The safest course of action is to use Git version-control, write down all the packages that you were using, version all of your code and, at the very least, you can follow the thoughts of the creator and hopefully you can have a copy of the data set.
Python and R?
The best language for data science workflows is...it depends. R and Python are high level languages that both have their strengths for data science projects. The packages for R and for Python often have a lower layer where the computation is done in a very fast language, such as C++ and Fortran. The difference tends to lie in application. Where R is more of an academic, research-based, statistician’s language, Python is more for science research, data science, building applications, and production engineering. Python may be preferable for data science workflows as it is generally considered to be faster, better for data manipulation, and is inherently object-oriented. R may be more difficult to learn, but it is generally considered better for ad hoc analysis. Data science workflows in R and data science workflows in Python both have merits, and there may be some value in shifting the conversation from ‘R or Python’ to ‘R and Python’ for data science projects.
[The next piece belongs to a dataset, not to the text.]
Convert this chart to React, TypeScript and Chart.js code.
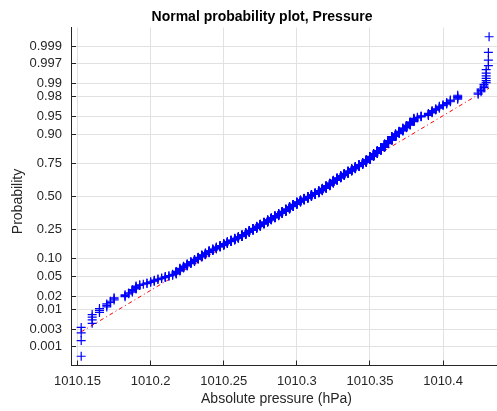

The OmniSci Advantage for Data Science Workflows
OmniSci was built on the foundation of GPU acceleration, targeting extremely high performance in its analytics platform from its inception, and Immerse was born out of that obsession. What Immerse gives you is the ability to look at much larger volumes of data than you could in the past and visualize them, executing not only the computation on GPU, but also rendering graphics. In terms of the scale of problems that you can work on, especially around geospatial data, OmniSci has the advantage there because all hardware is being used to its full capability, for math, for pictures -- the full spectrum.
The desire to gain insight from data shows no signs of slowing. As the demand for data scientists increases at an astounding rate, so too does the importance of supporting your data science team and developing a solid data science workflow. Data science is an art, and with a properly equipped, inspired team, any project can be transformed into a valuable and compelling story.